SHORT EXERCISE:
Write each line of the material exactly as given, from the top through the line that contains "(0,0) rectangle (890,440);", and omit all pictures.

** Start **

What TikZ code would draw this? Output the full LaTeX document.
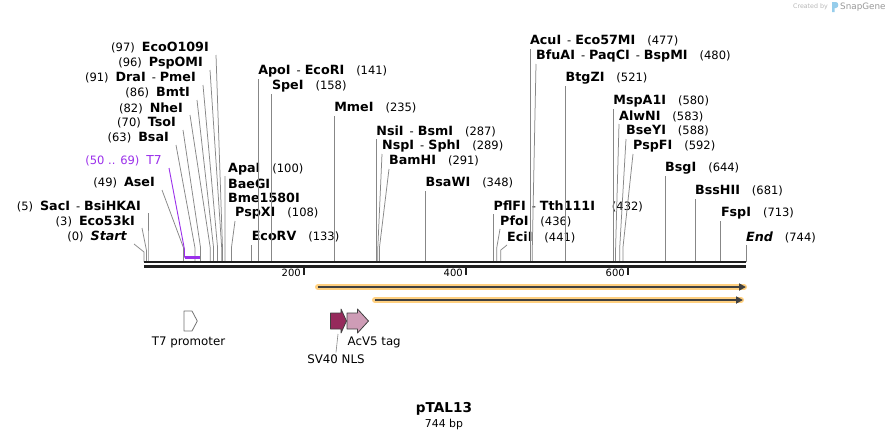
\documentclass[tikz,border=0pt]{standalone}
\usepackage{fontspec}
\setmainfont{DejaVu Sans}
\usepackage{xcolor}
\usetikzlibrary{arrows.meta}

\definecolor{sitegray}{RGB}{135,135,135}
\definecolor{tsevenpurple}{RGB}{155,48,235}
\definecolor{glowc}{RGB}{255,208,128}
\definecolor{orfgray}{RGB}{64,64,64}
\definecolor{nlsfill}{RGB}{150,42,92}
\definecolor{tagfill}{RGB}{206,156,182}
\definecolor{logoblue}{RGB}{150,205,235}

\newcommand{\enz}[1]{{\fontsize{12.7}{14}\selectfont\bfseries #1}}
\newcommand{\cutsep}{\hspace{6pt}-\hspace{4pt}}
\newcommand{\lpos}[1]{(#1)\hspace{7pt}}
\newcommand{\rpos}[1]{\hspace{12pt}(#1)}

\begin{document}
\begin{tikzpicture}[x=1pt,y=-1pt,
	lbl/.style={inner sep=0pt,font=\fontsize{11.5}{13}\selectfont},
	lleft/.style={lbl,anchor=east},
	lright/.style={lbl,anchor=west},
	leader/.style={draw=sitegray,line width=0.75pt},
	rulertick/.style={draw=black!88,line width=1.8pt},
	glow/.style={draw=glowc,line width=6pt,line cap=round},
	orf/.style={draw=orfgray,line width=1.8pt,-{Triangle[length=7pt,width=7pt]}},
	featbox/.style={draw=black!75,line width=0.8pt,line join=round},
	featlbl/.style={inner sep=0pt,font=\fontsize{11.8}{14}\selectfont}]

	\useasboundingbox[fill=white] (0,0) rectangle (890,440);

	% cut sites on the backbone
	\coordinate (cStart) at (144,262);
	\coordinate (cEco53kI) at (146.4,262);
	\coordinate (cSacI) at (148,262);
	\coordinate (cAseI) at (183.6,262);
	\coordinate (cBsaI) at (195,262);
	\coordinate (cTsoI) at (200.6,262);
	\coordinate (cNheI) at (210.3,262);
	\coordinate (cBmtI) at (213.6,262);
	\coordinate (cDraI) at (217.6,262);
	\coordinate (cPspOMI) at (221.7,262);
	\coordinate (cEcoO109I) at (222.5,262);
	\coordinate (cApaI) at (224.9,262);
	\coordinate (cPspXI) at (231.4,262);
	\coordinate (cEcoRV) at (251.6,262);
	\coordinate (cApoI) at (258.1,262);
	\coordinate (cSpeI) at (271.8,262);
	\coordinate (cMmeI) at (334.1,262);
	\coordinate (cNsiI) at (376.2,262);
	\coordinate (cNspI) at (377.8,262);
	\coordinate (cBamHI) at (379.4,262);
	\coordinate (cBsaWI) at (425.5,262);
	\coordinate (cPflFI) at (493.5,262);
	\coordinate (cPfoI) at (496.7,262);
	\coordinate (cEciI) at (500.8,262);
	\coordinate (cAcuI) at (529.9,262);
	\coordinate (cBfuAI) at (532.3,262);
	\coordinate (cBtgZI) at (565.5,262);
	\coordinate (cMspA1I) at (613.2,262);
	\coordinate (cAlwNI) at (615.6,262);
	\coordinate (cBseYI) at (619.7,262);
	\coordinate (cPspFI) at (622.9,262);
	\coordinate (cBsgI) at (665,262);
	\coordinate (cBssHII) at (694.9,262);
	\coordinate (cFspI) at (720.8,262);
	\coordinate (cEnd) at (745.9,262);

	% labels left of their sites
	\node[lleft] (lEcoO109I) at (209,48) {\lpos{97}\enz{EcoO109I}};
	\node[lleft] (lPspOMI) at (203,63) {\lpos{96}\enz{PspOMI}};
	\node[lleft] (lDraI) at (196,78) {\lpos{91}\enz{DraI}\cutsep\enz{PmeI}};
	\node[lleft] (lBmtI) at (190,93) {\lpos{86}\enz{BmtI}};
	\node[lleft] (lNheI) at (183,108) {\lpos{82}\enz{NheI}};
	\node[lleft] (lTsoI) at (176,123) {\lpos{70}\enz{TsoI}};
	\node[lleft] (lBsaI) at (169,138) {\lpos{63}\enz{BsaI}};
	\node[lleft,text=tsevenpurple] (lT7) at (162,161) {\lpos{50 .. 69}{\fontsize{12.3}{14}\selectfont T7}};
	\node[lleft] (lAseI) at (155,183) {\lpos{49}\enz{AseI}};
	\node[lleft] (lSacI) at (141,206) {\lpos{5}\enz{SacI}\cutsep\enz{BsiHKAI}};
	\node[lleft] (lEco53kI) at (135,221) {\lpos{3}\enz{Eco53kI}};
	\node[lleft] (lStart) at (127,237) {\lpos{0}\enz{\itshape Start}};

	% labels right of their sites
	\node[lright] (lApoI) at (258.1,71) {\enz{ApoI}\cutsep\enz{EcoRI}\rpos{141}};
	\node[lright] (lSpeI) at (271.8,86) {\enz{SpeI}\rpos{158}};
	\node[lright] (lMmeI) at (334.1,108) {\enz{MmeI}\rpos{235}};
	\node[lright] (lNsiI) at (376.2,131) {\enz{NsiI}\cutsep\enz{BsmI}\rpos{287}};
	\node[lright] (lNspI) at (382,146) {\enz{NspI}\cutsep\enz{SphI}\rpos{289}};
	\node[lright] (lBamHI) at (389,161) {\enz{BamHI}\rpos{291}};
	\node[lright] (lBsaWI) at (425.5,183) {\enz{BsaWI}\rpos{348}};
	\node[lright] (lApaI) at (228,169) {\enz{ApaI}\rpos{100}};
	\node[lright] (lBaeGI) at (228,184) {\enz{BaeGI}};
	\node[lright] (lBme1580I) at (228,198) {\enz{Bme1580I}};
	\node[lright] (lPspXI) at (235,213) {\enz{PspXI}\rpos{108}};
	\node[lright] (lEcoRV) at (251.6,237) {\enz{EcoRV}\rpos{133}};
	\node[lright] (lPflFI) at (493.5,206) {\enz{PflFI}\cutsep\enz{Tth111I}\hspace{17pt}(432)};
	\node[lright] (lPfoI) at (500,221) {\enz{PfoI}\rpos{436}};
	\node[lright] (lEciI) at (507,237) {\enz{EciI}\rpos{441}};
	\node[lright] (lAcuI) at (529.9,41) {\enz{AcuI}\cutsep\enz{Eco57MI}\rpos{477}};
	\node[lright] (lBfuAI) at (536,56) {\enz{BfuAI}\cutsep\enz{PaqCI}\cutsep\enz{BspMI}\rpos{480}};
	\node[lright] (lBtgZI) at (565.5,78) {\enz{BtgZI}\rpos{521}};
	\node[lright] (lMspA1I) at (613.2,101) {\enz{MspA1I}\rpos{580}};
	\node[lright] (lAlwNI) at (619,116) {\enz{AlwNI}\rpos{583}};
	\node[lright] (lBseYI) at (626,131) {\enz{BseYI}\rpos{588}};
	\node[lright] (lPspFI) at (633,146) {\enz{PspFI}\rpos{592}};
	\node[lright] (lBsgI) at (665,168) {\enz{BsgI}\rpos{644}};
	\node[lright] (lBssHII) at (694.9,191) {\enz{BssHII}\rpos{681}};
	\node[lright] (lFspI) at (720.8,213) {\enz{FspI}\rpos{713}};
	\node[lright] (lEnd) at (745.9,237) {\enz{\itshape End}\rpos{744}};

	% leaders, left side
	\draw[leader] (cEcoO109I) -- ++(0,-14) -- ([xshift=7pt,yshift=-7pt]lEcoO109I.east);
	\draw[leader] (cPspOMI) -- ++(0,-14) -- ([xshift=7pt,yshift=-7pt]lPspOMI.east);
	\draw[leader] (cDraI) -- ++(0,-14) -- ([xshift=7pt,yshift=-7pt]lDraI.east);
	\draw[leader] (cBmtI) -- ++(0,-14) -- ([xshift=7pt,yshift=-7pt]lBmtI.east);
	\draw[leader] (cNheI) -- ++(0,-14) -- ([xshift=7pt,yshift=-7pt]lNheI.east);
	\draw[leader] (cTsoI) -- ++(0,-14) -- ([xshift=7pt,yshift=-7pt]lTsoI.east);
	\draw[leader] (cBsaI) -- ++(0,-14) -- ([xshift=7pt,yshift=-7pt]lBsaI.east);
	\draw[leader] (cAseI) -- ++(0,-14) -- ([xshift=7pt,yshift=-7pt]lAseI.east);
	\draw[leader] (cSacI) -- ++(0,-14) -- ([xshift=7pt,yshift=-7pt]lSacI.east);
	\draw[leader] (cEco53kI) -- ++(0,-12) -- ([xshift=7pt,yshift=-7pt]lEco53kI.east);
	\draw[leader] (cStart) -- ++(0,-10) -- ([xshift=7pt,yshift=-7pt]lStart.east);

	% leaders, right side
	\draw[leader] (cApoI) -- ++(0,-14) -- ([yshift=-8pt]lApoI.west);
	\draw[leader] (cSpeI) -- ++(0,-14) -- ([yshift=-8pt]lSpeI.west);
	\draw[leader] (cMmeI) -- ++(0,-14) -- ([yshift=-8pt]lMmeI.west);
	\draw[leader] (cNsiI) -- ++(0,-14) -- ([yshift=-8pt]lNsiI.west);
	\draw[leader] (cNspI) -- ++(0,-14) -- ([yshift=-8pt]lNspI.west);
	\draw[leader] (cBamHI) -- ++(0,-14) -- ([yshift=-8pt]lBamHI.west);
	\draw[leader] (cBsaWI) -- ++(0,-14) -- ([yshift=-8pt]lBsaWI.west);
	\draw[leader] (cApaI) -- ++(0,-14) -- ([xshift=-3pt,yshift=-7pt]lApaI.west);
	\draw[leader] (cPspXI) -- ++(0,-14) -- ([yshift=-8pt]lPspXI.west);
	\draw[leader] (cEcoRV) -- ([yshift=-8pt]lEcoRV.west);
	\draw[leader] (cPflFI) -- ++(0,-14) -- ([yshift=-8pt]lPflFI.west);
	\draw[leader] (cPfoI) -- ++(0,-14) -- ([yshift=-8pt]lPfoI.west);
	\draw[leader] (cEciI) -- ++(0,-12) -- ([yshift=-8pt]lEciI.west);
	\draw[leader] (cAcuI) -- ++(0,-14) -- ([yshift=-8pt]lAcuI.west);
	\draw[leader] (cBfuAI) -- ++(0,-14) -- ([yshift=-8pt]lBfuAI.west);
	\draw[leader] (cBtgZI) -- ++(0,-14) -- ([yshift=-8pt]lBtgZI.west);
	\draw[leader] (cMspA1I) -- ++(0,-14) -- ([yshift=-8pt]lMspA1I.west);
	\draw[leader] (cAlwNI) -- ++(0,-14) -- ([yshift=-8pt]lAlwNI.west);
	\draw[leader] (cBseYI) -- ++(0,-14) -- ([yshift=-8pt]lBseYI.west);
	\draw[leader] (cPspFI) -- ++(0,-14) -- ([yshift=-8pt]lPspFI.west);
	\draw[leader] (cBsgI) -- ++(0,-14) -- ([yshift=-8pt]lBsgI.west);
	\draw[leader] (cBssHII) -- ++(0,-14) -- ([yshift=-8pt]lBssHII.west);
	\draw[leader] (cFspI) -- ++(0,-14) -- ([yshift=-8pt]lFspI.west);
	\draw[leader] (cEnd) -- ([yshift=-8pt]lEnd.west);

	% T7 feature mark
	\coordinate (fT7a) at (184.5,257.5);
	\coordinate (fT7b) at (199.8,257.5);
	\draw[draw=tsevenpurple,line width=0.9pt] (fT7a) -- ++(0,-8) -- ([xshift=7pt,yshift=-7pt]lT7.east);
	\draw[draw=tsevenpurple,line width=2.6pt] (fT7a) -- (fT7b);

	% backbone
	\draw[draw=black!88,line width=2.2pt] (cStart) -- (cEnd);
	\draw[draw=black!88,line width=3pt] ([yshift=-4.6pt]cStart) -- ([yshift=-4.6pt]cEnd);

	% ruler
	\coordinate (t200) at (304,268);
	\coordinate (t400) at (466,268);
	\coordinate (t600) at (628,268);
	\draw[rulertick] (t200) -- ++(0,7);
	\draw[rulertick] (t400) -- ++(0,7);
	\draw[rulertick] (t600) -- ++(0,7);
	\node[lbl,anchor=east,font=\fontsize{10}{12}\selectfont] (n200) at ([xshift=-3pt,yshift=-5pt]t200) {200};
	\node[lbl,anchor=east,font=\fontsize{10}{12}\selectfont] (n400) at ([xshift=-3pt,yshift=-5pt]t400) {400};
	\node[lbl,anchor=east,font=\fontsize{10}{12}\selectfont] (n600) at ([xshift=-3pt,yshift=-5pt]t600) {600};

	% open reading frames
	\coordinate (orfAa) at (318,287);
	\coordinate (orfAb) at (746,287);
	\coordinate (orfBa) at (375,300);
	\coordinate (orfBb) at (743,300);
	\draw[glow] (orfAa) -- ([xshift=-2pt]orfAb);
	\draw[glow] (orfBa) -- ([xshift=-2pt]orfBb);
	\draw[orf] (orfAa) -- (orfAb);
	\draw[orf] (orfBa) -- (orfBb);

	% features
	\draw[featbox,fill=white,draw=black!55] (184,311) -- (192,311) -- (197.3,321) -- (192,331) -- (184,331) -- cycle;
	\draw[featbox,fill=nlsfill] (330.5,313) -- (341,313) -- (341,309) -- (346.5,321) -- (341,333) -- (341,329) -- (330.5,329) -- cycle;
	\draw[featbox,fill=tagfill] (347,313) -- (357.5,313) -- (357.5,309) -- (368.5,321) -- (357.5,333) -- (357.5,329) -- (347,329) -- cycle;
	\coordinate (fNLS) at (338,334);
	\node[featlbl] (lT7prom) at (188.5,342) {T7 promoter};
	\node[featlbl,anchor=west] (lAcV5) at (347.5,342) {AcV5 tag};
	\node[featlbl] (lNLS) at (336,359) {SV40 NLS};
	\draw[leader,line width=0.6pt] (fNLS) -- ([yshift=2pt]lNLS.north);

	% title
	\node[inner sep=0pt,font=\fontsize{13.6}{16}\selectfont\bfseries] (title) at (444,409) {pTAL13};
	\node[inner sep=0pt,font=\fontsize{10.9}{13}\selectfont] (size) at (444,424) {744 bp};

	% credit
	\node[inner sep=0pt,anchor=east,text=black!28,font=\fontsize{6.3}{7}\selectfont] (credit) at (828,7) {Created by};
	\fill[logoblue] (832,2) -- (836,2) .. controls (839,2) and (839,8) .. (836,8) -- (834.5,8) -- (834.5,12) -- (832,12) -- cycle;
	\node[inner sep=0pt,anchor=west,text=black!40,font=\fontsize{8.8}{10}\selectfont] (brand) at (840,7) {SnapGene};
\end{tikzpicture}
\end{document}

** End **

ANSWER IN FULL:
What TikZ code would draw this? Output the full LaTeX document.
\documentclass[tikz,border=0pt]{standalone}
\usepackage{fontspec}
\setmainfont{DejaVu Sans}
\usepackage{xcolor}
\usetikzlibrary{arrows.meta}

\definecolor{sitegray}{RGB}{135,135,135}
\definecolor{tsevenpurple}{RGB}{155,48,235}
\definecolor{glowc}{RGB}{255,208,128}
\definecolor{orfgray}{RGB}{64,64,64}
\definecolor{nlsfill}{RGB}{150,42,92}
\definecolor{tagfill}{RGB}{206,156,182}
\definecolor{logoblue}{RGB}{150,205,235}

\newcommand{\enz}[1]{{\fontsize{12.7}{14}\selectfont\bfseries #1}}
\newcommand{\cutsep}{\hspace{6pt}-\hspace{4pt}}
\newcommand{\lpos}[1]{(#1)\hspace{7pt}}
\newcommand{\rpos}[1]{\hspace{12pt}(#1)}

\begin{document}
\begin{tikzpicture}[x=1pt,y=-1pt,
	lbl/.style={inner sep=0pt,font=\fontsize{11.5}{13}\selectfont},
	lleft/.style={lbl,anchor=east},
	lright/.style={lbl,anchor=west},
	leader/.style={draw=sitegray,line width=0.75pt},
	rulertick/.style={draw=black!88,line width=1.8pt},
	glow/.style={draw=glowc,line width=6pt,line cap=round},
	orf/.style={draw=orfgray,line width=1.8pt,-{Triangle[length=7pt,width=7pt]}},
	featbox/.style={draw=black!75,line width=0.8pt,line join=round},
	featlbl/.style={inner sep=0pt,font=\fontsize{11.8}{14}\selectfont}]

	\useasboundingbox[fill=white] (0,0) rectangle (890,440);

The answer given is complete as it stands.